--- DATA ROWS ---

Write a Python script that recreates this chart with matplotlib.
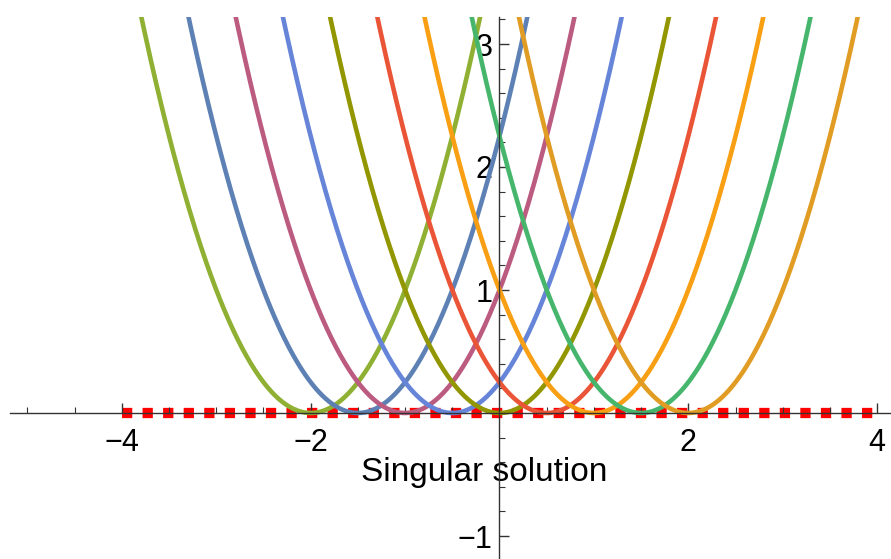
import matplotlib.pyplot as plt
import numpy as np

# Family of parabolas y = (x - c)^2 plus the singular solution y = 0
shifts = [-2.0, -1.5, -1.0, -0.5, 0.0, 0.5, 1.0, 1.5, 2.0]
colors = ['#8FB032', '#5E81B5', '#BC5B80', '#6685D9', '#929600',
          '#E95536', '#F89F13', '#47B66D', '#E19C24']
x_major = [-4, -2, 2, 4]
y_major = [-1, 1, 2, 3]
sing_x = [-4, 4]
sing_y = [0, 0]
label_text = 'Singular solution'

plt.rcParams['font.family'] = ['Liberation Sans', 'DejaVu Sans']

fig = plt.figure(figsize=(8.91, 5.59), dpi=100)
ax = fig.add_axes([0, 0, 1, 1 - 17 / 559])

xmin, xmax = -499.5 / 94.4, (891 - 499.5) / 94.4
ymin, ymax = -146 / 123, 396 / 123

x = np.linspace(xmin, xmax, 800)

# singular solution (red squares)
ax.plot(sing_x, sing_y, color='#FF0000', lw=7.4, linestyle=(0, (1, 1)),
        dash_capstyle='butt', zorder=1)

for c, col in zip(shifts, colors):
    ax.plot(x, (x - c) ** 2, color=col, lw=3.3, zorder=2)

ax.set_xlim(xmin, xmax)
ax.set_ylim(ymin, ymax)

# axes through the origin
for s in ['top', 'right']:
    ax.spines[s].set_visible(False)
ax.spines['left'].set_position(('data', 0))
ax.spines['bottom'].set_position(('data', 0))
ax.spines['bottom'].set_bounds(-5.19, xmax)
for s in ['left', 'bottom']:
    ax.spines[s].set_color('#333333')
    ax.spines[s].set_linewidth(1.0)
    ax.spines[s].set_zorder(3)

ax.set_xticks(x_major)
ax.set_xticks([v for v in np.arange(-5, 4.01, 0.5) if v not in x_major and v != 0], minor=True)
ax.set_yticks(y_major)
ax.set_yticks([round(v, 1) for v in np.arange(-1.0, 3.21, 0.2)
               if round(v, 1) not in y_major and round(v, 1) != 0], minor=True)
ax.set_xticklabels(['\u22124', '\u22122', '2', '4'])
ax.set_yticklabels(['\u22121', '1', '2', '3'])

ax.tick_params(axis='both', which='major', direction='in', length=7.5, width=1.0,
               color='#333333', labelsize=22)
ax.tick_params(axis='both', which='minor', direction='in', length=4, width=0.8,
               color='#333333')
ax.tick_params(axis='x', which='major', pad=11)
ax.tick_params(axis='y', which='major', pad=5)
for t in ax.get_xticklabels() + ax.get_yticklabels():
    t.set_zorder(4)

ax.text(-0.16, -0.553, label_text, fontsize=24, ha='center', va='baseline', zorder=0)

ax.patch.set_visible(False)
fig.savefig('out.png', dpi=100)
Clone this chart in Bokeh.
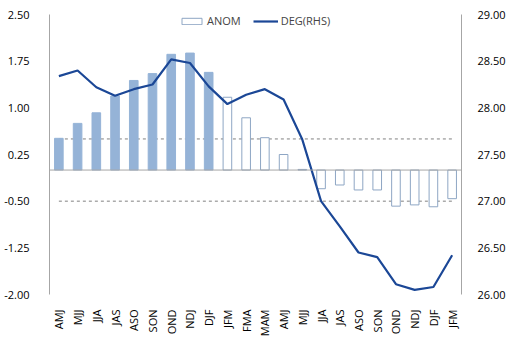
import math
from bokeh.plotting import figure
from bokeh.models import (Range1d, LinearAxis, FixedTicker, Span, Legend, LegendItem,
                          NumeralTickFormatter)
from bokeh.embed import file_html
from bokeh.resources import INLINE

seasons = ["AMJ", "MJJ", "JJA", "JAS", "ASO", "SON", "OND", "NDJ", "DJF", "JFM", "FMA",
           "MAM", "AMJ", "MJJ", "JJA", "JAS", "ASO", "SON", "OND", "NDJ", "DJF", "JFM"]
anom = [0.51, 0.75, 0.92, 1.19, 1.44, 1.55, 1.86, 1.88, 1.57, 1.17, 0.84,
        0.52, 0.25, 0.01, -0.30, -0.24, -0.32, -0.32, -0.58, -0.56, -0.59, -0.46]
deg = [28.34, 28.40, 28.22, 28.13, 28.20, 28.25, 28.52, 28.48, 28.23, 28.04, 28.14,
       28.20, 28.09, 27.66, 27.00, 26.73, 26.45, 26.40, 26.11, 26.05, 26.08, 26.42]
n_observed = 9
left_ticks = [-2.0, -1.25, -0.5, 0.25, 1.0, 1.75, 2.5]
right_ticks = [26.0, 26.5, 27.0, 27.5, 28.0, 28.5, 29.0]
ref_levels = [0.5, -0.5]

FONT = "Open Sans"
idx = list(range(len(seasons)))

p = figure(width=511, height=341, output_backend="svg", toolbar_location=None,
           x_range=Range1d(-0.5, len(seasons) - 0.5), y_range=Range1d(-2.0, 2.5),
           min_border_left=49, min_border_right=50, min_border_top=14, min_border_bottom=47)
p.extra_y_ranges = {"rhs": Range1d(26.0, 29.0)}
p.outline_line_color = None
p.grid.visible = False
p.background_fill_color = "white"

# zero line
p.add_layout(Span(location=0, dimension="width", line_color="#A6A6A6", line_width=1))

# dashed reference lines
for lv in ref_levels:
    p.line([idx[0], idx[-1]], [lv, lv], line_color="#808080", line_width=1, line_dash="3 3")

# bars
p.vbar(x=idx[:n_observed], top=anom[:n_observed], bottom=0, width=0.46,
       fill_color="#95B3D7", line_color="#95B3D7")
r_out = p.vbar(x=idx[n_observed:], top=anom[n_observed:], bottom=0, width=0.46,
               fill_color="white", line_color="#8EA6C4", line_width=1)

# line
r_line = p.line(idx, deg, y_range_name="rhs", line_color="#1B4796", line_width=2.2)

# axes
xa = p.xaxis[0]
xa.ticker = FixedTicker(ticks=idx)
xa.major_label_overrides = {i: s for i, s in enumerate(seasons)}
xa.major_label_orientation = math.pi / 2
xa.axis_line_color = None
xa.major_tick_line_color = None
xa.minor_tick_line_color = None
xa.major_label_standoff = 9
xa.major_label_text_font = FONT
xa.major_label_text_font_size = "11px"
xa.major_label_text_color = "#000000"

ya = p.yaxis[0]
ya.ticker = FixedTicker(ticks=left_ticks)
ya.formatter = NumeralTickFormatter(format="0.00")
ya.axis_line_color = "#A6A6A6"
ya.major_tick_line_color = None
ya.minor_tick_line_color = None
ya.major_label_standoff = 14
ya.major_label_text_font = FONT
ya.major_label_text_font_size = "11px"
ya.major_label_text_color = "#000000"

ra = LinearAxis(y_range_name="rhs", ticker=FixedTicker(ticks=right_ticks),
                formatter=NumeralTickFormatter(format="0.00"))
ra.axis_line_color = "#A6A6A6"
ra.major_tick_line_color = None
ra.minor_tick_line_color = None
ra.major_label_standoff = 10
ra.major_label_text_font = FONT
ra.major_label_text_font_size = "11px"
ra.major_label_text_color = "#000000"
p.add_layout(ra, "right")

legend = Legend(items=[LegendItem(label="ANOM", renderers=[r_out]),
                       LegendItem(label="DEG(RHS)", renderers=[r_line])],
                location=(130, 266), orientation="horizontal",
                glyph_width=25, glyph_height=8, padding=0, margin=0, spacing=12,
                label_standoff=3, border_line_color=None, background_fill_alpha=0,
                label_text_font=FONT, label_text_font_size="11px")
p.add_layout(legend, "center")

open("out.html", "w").write(file_html(p, INLINE))
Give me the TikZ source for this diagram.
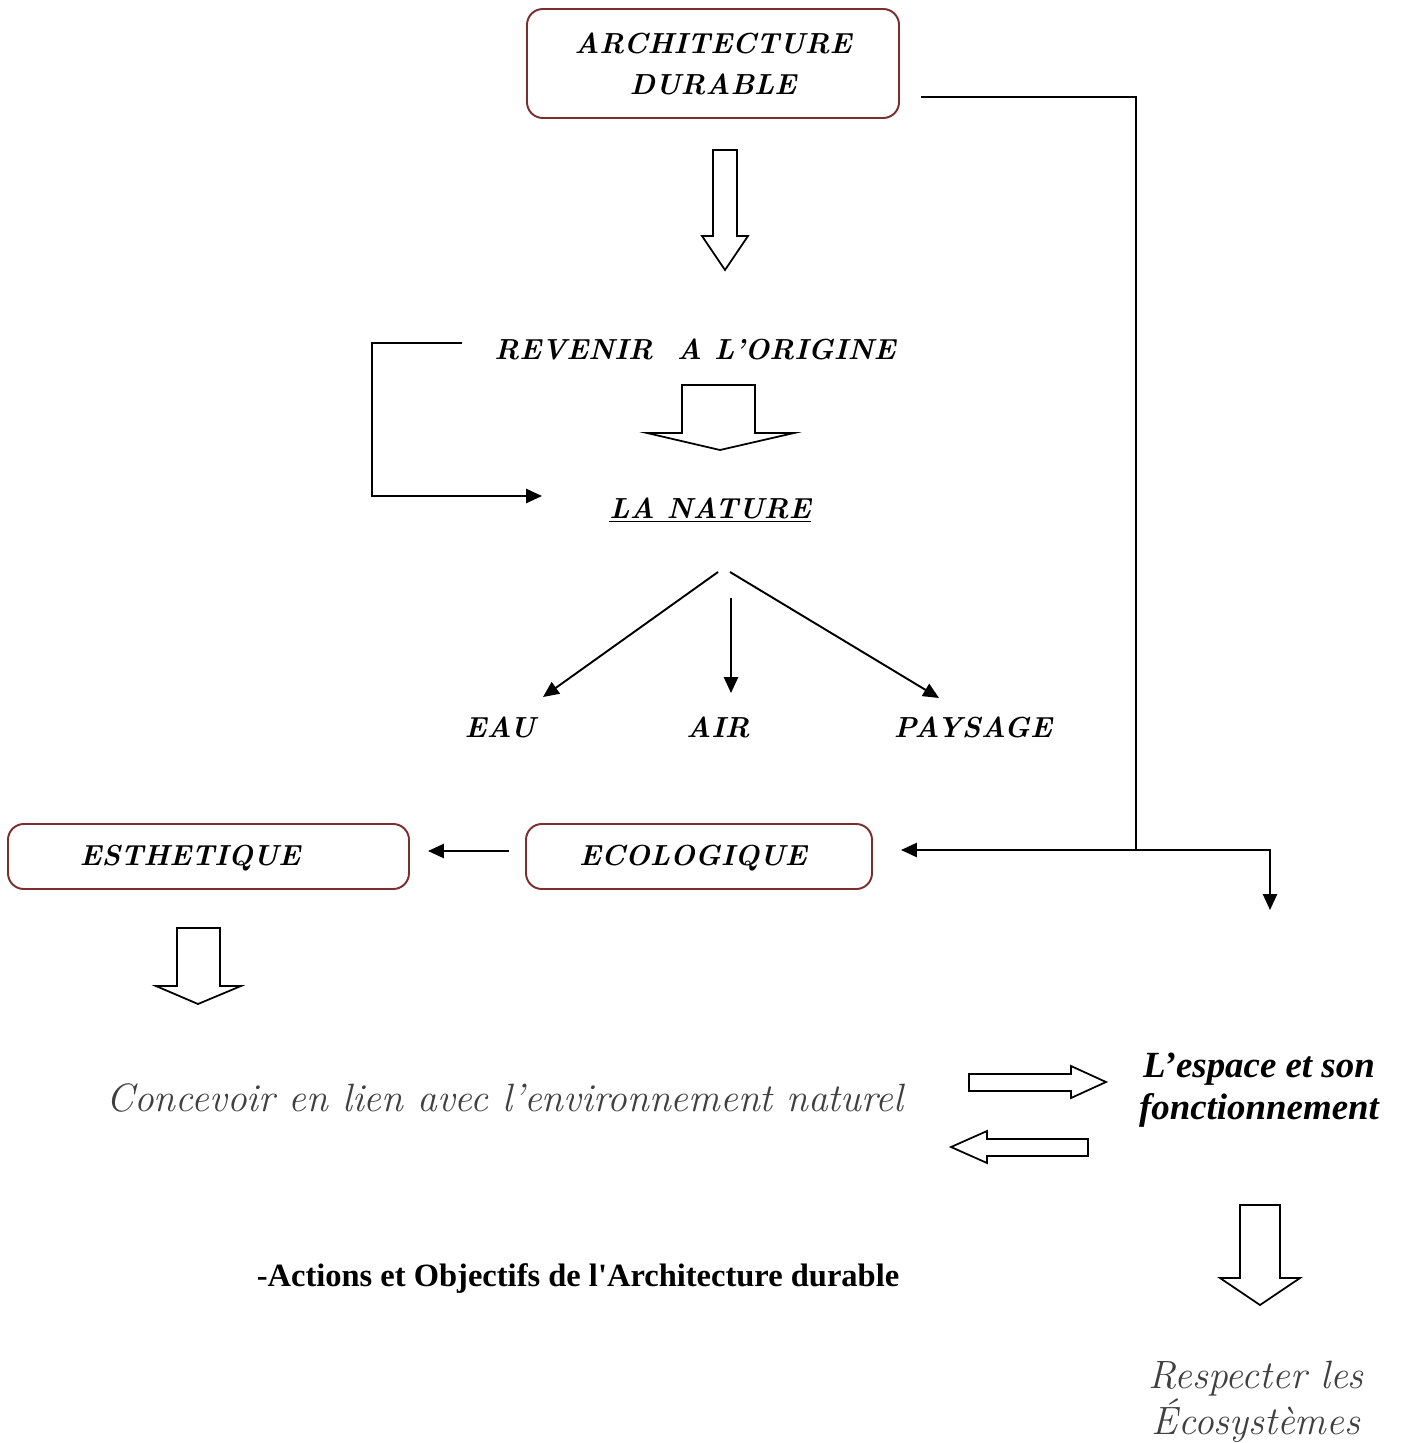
\documentclass[tikz,border=0pt]{standalone}
\usepackage{fontspec}
\newfontfamily\tnr{Liberation Serif}
\usetikzlibrary{arrows.meta}
\definecolor{boxred}{HTML}{7A2E2E}
\definecolor{softgray}{HTML}{404040}
\tikzset{
  rbox/.style={draw=boxred, line width=1.1pt, rounded corners=9pt, fill=white},
  script/.style={font=\fontsize{16.5}{23}\selectfont\bfseries\itshape, align=center},
  gscript/.style={font=\fontsize{22.5}{26}\selectfont\itshape, text=softgray, align=center},
  conn/.style={line width=1.1pt, -{Triangle[length=9pt,width=8pt]}},
  plain/.style={line width=1.1pt},
  blockarrow/.style={draw, line width=1pt, fill=white, line join=miter},
}
\begin{document}
\begin{tikzpicture}[x=0.02cm,y=-0.02cm]
\useasboundingbox (0,0) rectangle (1404,1443);
% boxes
\draw[rbox] (527,9) rectangle (899,118);
\node[script] (arch) at (713,64) {ARCHITECTURE\\DURABLE};
\draw[rbox] (8,824) rectangle (409,889);
\node[script] (esth) at (190,858) {ESTHETIQUE};
\draw[rbox] (526,824) rectangle (872,889);
\node[script] (eco) at (693,858) {ECOLOGIQUE};
\coordinate (ecoR) at (901,850);
\coordinate (ecoL) at (509,851);
\coordinate (esthR) at (428,851);
% texts
\node[script] (rev) at (695,349) {REVENIR\ \ A L'ORIGINE};
\node[script] (nat) at (710,510) {\underline{LA NATURE}};
\node[script] (eau) at (500,727) {EAU};
\node[script] (air) at (718,727) {AIR};
\node[script] (pay) at (973,727) {PAYSAGE};
\node[gscript] (conc) at (505,1098) {Concevoir en lien avec l'environnement naturel};
\node[font=\fontsize{21}{24}\selectfont\tnr\bfseries\itshape, align=center] (esp) at (1259,1090) {L’espace et son\\fonctionnement};
\node[font=\fontsize{18.5}{22}\selectfont\tnr\bfseries] (act) at (578,1279) {-Actions et Objectifs de l'Architecture durable};
\node[gscript] (resp) at (1256,1402) {Respecter les\\Écosystèmes};
% connectors
\coordinate (a1) at (921,97);
\coordinate (c1) at (1136,97);
\coordinate (c2) at (1136,850);
\coordinate (c3) at (1270,850);
\coordinate (c4) at (1270,910);
\draw[plain] (a1) -- (c1) -- (c2);
\draw[conn] (c2) -- (ecoR);
\draw[conn] (c2) -- (c3) -- (c4);
\draw[conn] (ecoL) -- (esthR);
\coordinate (r1) at (462,343);
\coordinate (r2) at (372,343);
\coordinate (r3) at (372,496);
\coordinate (r4) at (542,496);
\draw[conn] (r1) -- (r2) -- (r3) -- (r4);
\coordinate (n1) at (718,572);
\coordinate (n2) at (731,598);
\coordinate (n3) at (730,572);
\draw[conn] (n1) -- (543,697);
\draw[conn] (n2) -- (731,693);
\draw[conn] (n3) -- (939,698);
% block arrows
\draw[blockarrow] (713,150) -- (737,150) -- (737,236) -- (748,236) -- (725,270) -- (702,236) -- (713,236) -- cycle;
\draw[blockarrow] (682,385) -- (755,385) -- (755,433) -- (794,433) -- (720,450) -- (647,433) -- (682,433) -- cycle;
\draw[blockarrow] (177,928) -- (220,928) -- (220,986) -- (241,986) -- (198,1004) -- (156,986) -- (177,986) -- cycle;
\draw[blockarrow] (969,1074) -- (1071,1074) -- (1071,1066) -- (1106,1082) -- (1071,1098) -- (1071,1091) -- (969,1091) -- cycle;
\draw[blockarrow] (1088,1139) -- (987,1139) -- (987,1131) -- (951,1147) -- (987,1163) -- (987,1156) -- (1088,1156) -- cycle;
\draw[blockarrow] (1240,1205) -- (1280,1205) -- (1280,1278) -- (1300,1278) -- (1260,1305) -- (1220,1278) -- (1240,1278) -- cycle;
\end{tikzpicture}
\end{document}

---

• _WHAT THE TASK REQUIRES_
Skip the pictures. Set down only the lines from the one containing "Clone this chart in Bokeh." through the one containing "from bokeh.resources import INLINE", exactly as they appear, ends included.

• _TASK RESULT_
Clone this chart in Bokeh.
import math
from bokeh.plotting import figure
from bokeh.models import (Range1d, LinearAxis, FixedTicker, Span, Legend, LegendItem,
                          NumeralTickFormatter)
from bokeh.embed import file_html
from bokeh.resources import INLINE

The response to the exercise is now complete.